REQUIREMENTS: Set down the lines from the one containing "Emit a component" to the one containing "Chart.register(...registerables);", both lines included, exactly as they stand and with no other lines.

++++ INPUT

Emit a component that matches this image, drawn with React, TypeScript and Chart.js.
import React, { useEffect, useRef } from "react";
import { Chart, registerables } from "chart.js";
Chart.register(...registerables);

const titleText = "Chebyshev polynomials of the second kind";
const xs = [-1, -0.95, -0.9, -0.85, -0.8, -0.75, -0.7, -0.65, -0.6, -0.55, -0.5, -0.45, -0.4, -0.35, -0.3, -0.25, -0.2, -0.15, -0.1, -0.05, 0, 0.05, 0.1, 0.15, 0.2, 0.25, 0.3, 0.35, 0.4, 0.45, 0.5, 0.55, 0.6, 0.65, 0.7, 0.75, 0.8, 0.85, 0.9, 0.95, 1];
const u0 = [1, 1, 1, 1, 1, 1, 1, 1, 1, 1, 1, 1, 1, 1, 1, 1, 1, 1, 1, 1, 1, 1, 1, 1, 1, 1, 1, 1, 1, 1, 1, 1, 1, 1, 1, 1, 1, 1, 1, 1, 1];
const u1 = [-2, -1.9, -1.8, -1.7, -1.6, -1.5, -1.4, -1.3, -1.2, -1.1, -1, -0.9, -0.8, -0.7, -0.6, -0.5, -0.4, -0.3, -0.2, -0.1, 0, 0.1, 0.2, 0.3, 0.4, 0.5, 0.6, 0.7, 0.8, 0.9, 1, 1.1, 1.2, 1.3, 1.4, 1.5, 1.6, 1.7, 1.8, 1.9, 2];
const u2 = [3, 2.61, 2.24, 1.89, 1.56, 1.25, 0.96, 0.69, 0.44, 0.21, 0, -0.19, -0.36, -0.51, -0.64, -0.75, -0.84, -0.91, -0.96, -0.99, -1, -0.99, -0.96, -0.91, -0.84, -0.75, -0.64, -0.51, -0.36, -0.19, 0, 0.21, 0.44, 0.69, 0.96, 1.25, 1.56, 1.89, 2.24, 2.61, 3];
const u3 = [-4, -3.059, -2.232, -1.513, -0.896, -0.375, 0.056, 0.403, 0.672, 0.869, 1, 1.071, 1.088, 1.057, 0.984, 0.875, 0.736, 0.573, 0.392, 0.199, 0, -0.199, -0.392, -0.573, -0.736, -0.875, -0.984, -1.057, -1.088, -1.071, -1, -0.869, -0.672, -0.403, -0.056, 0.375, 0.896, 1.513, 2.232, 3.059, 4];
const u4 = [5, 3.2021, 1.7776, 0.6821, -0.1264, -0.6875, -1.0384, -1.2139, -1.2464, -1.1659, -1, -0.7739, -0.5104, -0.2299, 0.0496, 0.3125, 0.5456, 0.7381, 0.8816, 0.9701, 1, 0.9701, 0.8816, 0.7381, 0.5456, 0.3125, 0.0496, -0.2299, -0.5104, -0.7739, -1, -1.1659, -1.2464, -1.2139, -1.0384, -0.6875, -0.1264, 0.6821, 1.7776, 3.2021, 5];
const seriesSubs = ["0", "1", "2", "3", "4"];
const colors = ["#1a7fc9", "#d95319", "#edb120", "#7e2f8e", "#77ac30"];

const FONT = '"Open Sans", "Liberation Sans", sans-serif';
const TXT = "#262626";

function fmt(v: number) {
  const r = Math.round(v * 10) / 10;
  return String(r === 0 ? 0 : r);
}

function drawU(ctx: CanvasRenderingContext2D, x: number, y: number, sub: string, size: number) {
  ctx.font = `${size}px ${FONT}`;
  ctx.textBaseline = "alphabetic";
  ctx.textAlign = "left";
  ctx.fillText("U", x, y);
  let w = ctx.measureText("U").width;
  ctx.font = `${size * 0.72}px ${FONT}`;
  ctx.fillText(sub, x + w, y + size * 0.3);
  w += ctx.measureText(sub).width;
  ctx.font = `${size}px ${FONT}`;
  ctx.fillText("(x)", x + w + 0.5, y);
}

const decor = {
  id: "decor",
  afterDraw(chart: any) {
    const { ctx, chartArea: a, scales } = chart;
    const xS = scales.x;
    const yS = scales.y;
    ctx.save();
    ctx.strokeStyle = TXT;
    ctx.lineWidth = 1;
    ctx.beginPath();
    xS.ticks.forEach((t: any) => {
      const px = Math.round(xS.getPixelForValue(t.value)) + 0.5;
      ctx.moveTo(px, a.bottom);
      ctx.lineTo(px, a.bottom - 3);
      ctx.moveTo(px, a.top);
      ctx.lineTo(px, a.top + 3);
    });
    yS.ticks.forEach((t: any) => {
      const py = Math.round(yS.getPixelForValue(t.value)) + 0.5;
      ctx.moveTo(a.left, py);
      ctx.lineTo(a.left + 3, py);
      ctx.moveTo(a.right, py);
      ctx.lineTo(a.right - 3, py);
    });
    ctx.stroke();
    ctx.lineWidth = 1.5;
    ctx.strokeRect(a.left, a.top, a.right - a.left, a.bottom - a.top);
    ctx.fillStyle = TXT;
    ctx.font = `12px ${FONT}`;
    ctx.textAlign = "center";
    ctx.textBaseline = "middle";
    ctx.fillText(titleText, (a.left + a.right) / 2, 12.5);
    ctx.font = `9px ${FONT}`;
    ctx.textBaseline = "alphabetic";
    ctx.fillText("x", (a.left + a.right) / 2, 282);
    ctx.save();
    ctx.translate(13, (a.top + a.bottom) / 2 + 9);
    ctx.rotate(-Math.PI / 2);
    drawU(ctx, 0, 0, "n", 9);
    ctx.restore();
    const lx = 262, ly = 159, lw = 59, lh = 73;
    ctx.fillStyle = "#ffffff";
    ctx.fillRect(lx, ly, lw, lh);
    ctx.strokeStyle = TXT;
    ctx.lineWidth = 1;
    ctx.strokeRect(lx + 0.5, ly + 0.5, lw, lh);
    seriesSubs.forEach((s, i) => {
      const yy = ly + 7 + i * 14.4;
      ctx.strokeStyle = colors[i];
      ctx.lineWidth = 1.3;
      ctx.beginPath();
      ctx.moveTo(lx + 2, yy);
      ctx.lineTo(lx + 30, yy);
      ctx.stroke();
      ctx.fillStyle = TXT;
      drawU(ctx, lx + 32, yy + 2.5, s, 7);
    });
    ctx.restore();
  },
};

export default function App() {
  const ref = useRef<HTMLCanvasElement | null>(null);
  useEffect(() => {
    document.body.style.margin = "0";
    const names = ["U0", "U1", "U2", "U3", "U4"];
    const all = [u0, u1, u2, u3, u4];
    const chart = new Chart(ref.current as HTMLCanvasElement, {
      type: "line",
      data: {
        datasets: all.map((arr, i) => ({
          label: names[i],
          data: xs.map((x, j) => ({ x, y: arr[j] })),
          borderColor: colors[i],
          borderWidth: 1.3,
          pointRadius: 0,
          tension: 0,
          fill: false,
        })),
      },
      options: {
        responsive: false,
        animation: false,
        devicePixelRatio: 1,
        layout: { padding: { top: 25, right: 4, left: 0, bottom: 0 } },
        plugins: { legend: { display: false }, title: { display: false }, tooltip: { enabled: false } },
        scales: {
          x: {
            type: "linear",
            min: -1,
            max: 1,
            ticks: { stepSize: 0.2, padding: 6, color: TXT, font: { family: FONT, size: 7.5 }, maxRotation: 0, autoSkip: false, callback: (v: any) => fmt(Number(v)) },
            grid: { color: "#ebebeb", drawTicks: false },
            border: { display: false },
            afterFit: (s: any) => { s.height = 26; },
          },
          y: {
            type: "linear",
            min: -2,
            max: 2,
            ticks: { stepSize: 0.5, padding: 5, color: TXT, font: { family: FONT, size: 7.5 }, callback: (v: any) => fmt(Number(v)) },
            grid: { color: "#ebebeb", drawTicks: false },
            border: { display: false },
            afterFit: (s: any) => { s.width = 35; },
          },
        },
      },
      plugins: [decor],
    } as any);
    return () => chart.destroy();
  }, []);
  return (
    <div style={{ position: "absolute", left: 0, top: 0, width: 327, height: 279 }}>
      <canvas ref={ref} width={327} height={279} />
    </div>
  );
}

++++++++
++++ INPUT

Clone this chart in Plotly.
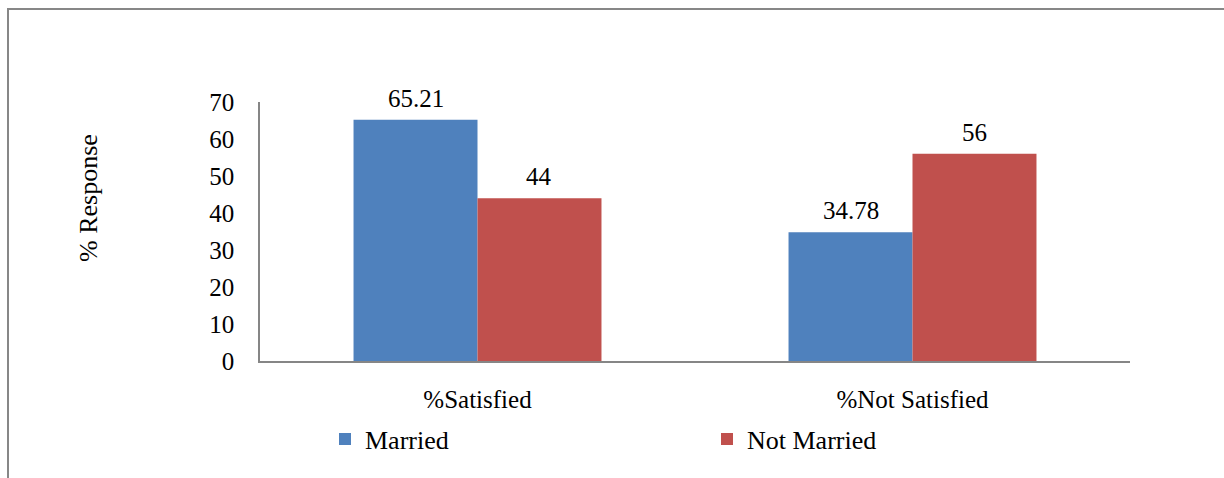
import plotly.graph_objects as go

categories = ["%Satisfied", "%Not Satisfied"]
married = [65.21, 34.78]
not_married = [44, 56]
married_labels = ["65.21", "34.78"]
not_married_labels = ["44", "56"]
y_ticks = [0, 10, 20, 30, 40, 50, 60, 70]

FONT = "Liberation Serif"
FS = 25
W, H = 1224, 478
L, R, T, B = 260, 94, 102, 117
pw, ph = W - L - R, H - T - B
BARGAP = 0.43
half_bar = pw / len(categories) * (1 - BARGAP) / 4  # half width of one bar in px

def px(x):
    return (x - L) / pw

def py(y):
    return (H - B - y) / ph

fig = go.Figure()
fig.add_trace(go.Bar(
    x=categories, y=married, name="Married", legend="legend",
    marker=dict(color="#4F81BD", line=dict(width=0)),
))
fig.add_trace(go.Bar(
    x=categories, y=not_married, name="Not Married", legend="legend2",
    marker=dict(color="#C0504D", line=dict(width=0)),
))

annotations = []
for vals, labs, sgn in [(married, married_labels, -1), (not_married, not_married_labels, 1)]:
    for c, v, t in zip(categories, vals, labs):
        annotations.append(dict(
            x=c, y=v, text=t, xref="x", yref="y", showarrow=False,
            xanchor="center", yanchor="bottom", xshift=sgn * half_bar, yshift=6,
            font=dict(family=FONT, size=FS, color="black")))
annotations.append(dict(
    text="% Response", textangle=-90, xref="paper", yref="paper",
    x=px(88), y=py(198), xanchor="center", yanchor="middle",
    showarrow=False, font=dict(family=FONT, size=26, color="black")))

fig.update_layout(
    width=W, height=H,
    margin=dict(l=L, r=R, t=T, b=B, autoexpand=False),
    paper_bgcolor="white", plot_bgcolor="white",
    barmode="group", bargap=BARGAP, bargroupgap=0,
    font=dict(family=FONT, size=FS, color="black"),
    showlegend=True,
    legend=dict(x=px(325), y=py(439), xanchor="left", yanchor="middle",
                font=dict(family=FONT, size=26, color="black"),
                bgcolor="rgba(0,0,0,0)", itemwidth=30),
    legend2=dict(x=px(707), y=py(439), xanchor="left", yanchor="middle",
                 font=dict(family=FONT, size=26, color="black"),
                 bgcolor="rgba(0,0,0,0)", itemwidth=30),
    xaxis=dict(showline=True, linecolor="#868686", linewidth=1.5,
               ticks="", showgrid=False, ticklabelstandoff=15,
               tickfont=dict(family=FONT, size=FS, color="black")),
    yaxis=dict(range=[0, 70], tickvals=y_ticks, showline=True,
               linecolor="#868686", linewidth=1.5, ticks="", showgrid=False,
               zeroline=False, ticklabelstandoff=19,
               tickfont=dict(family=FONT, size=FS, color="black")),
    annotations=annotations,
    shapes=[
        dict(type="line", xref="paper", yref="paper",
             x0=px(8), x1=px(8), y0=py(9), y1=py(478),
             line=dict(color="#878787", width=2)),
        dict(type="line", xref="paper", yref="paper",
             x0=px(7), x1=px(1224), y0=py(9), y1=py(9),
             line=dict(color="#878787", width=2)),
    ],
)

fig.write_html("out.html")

++++++++

RESPONSE FOR THIS EXERCISE:
Emit a component that matches this image, drawn with React, TypeScript and Chart.js.
import React, { useEffect, useRef } from "react";
import { Chart, registerables } from "chart.js";
Chart.register(...registerables);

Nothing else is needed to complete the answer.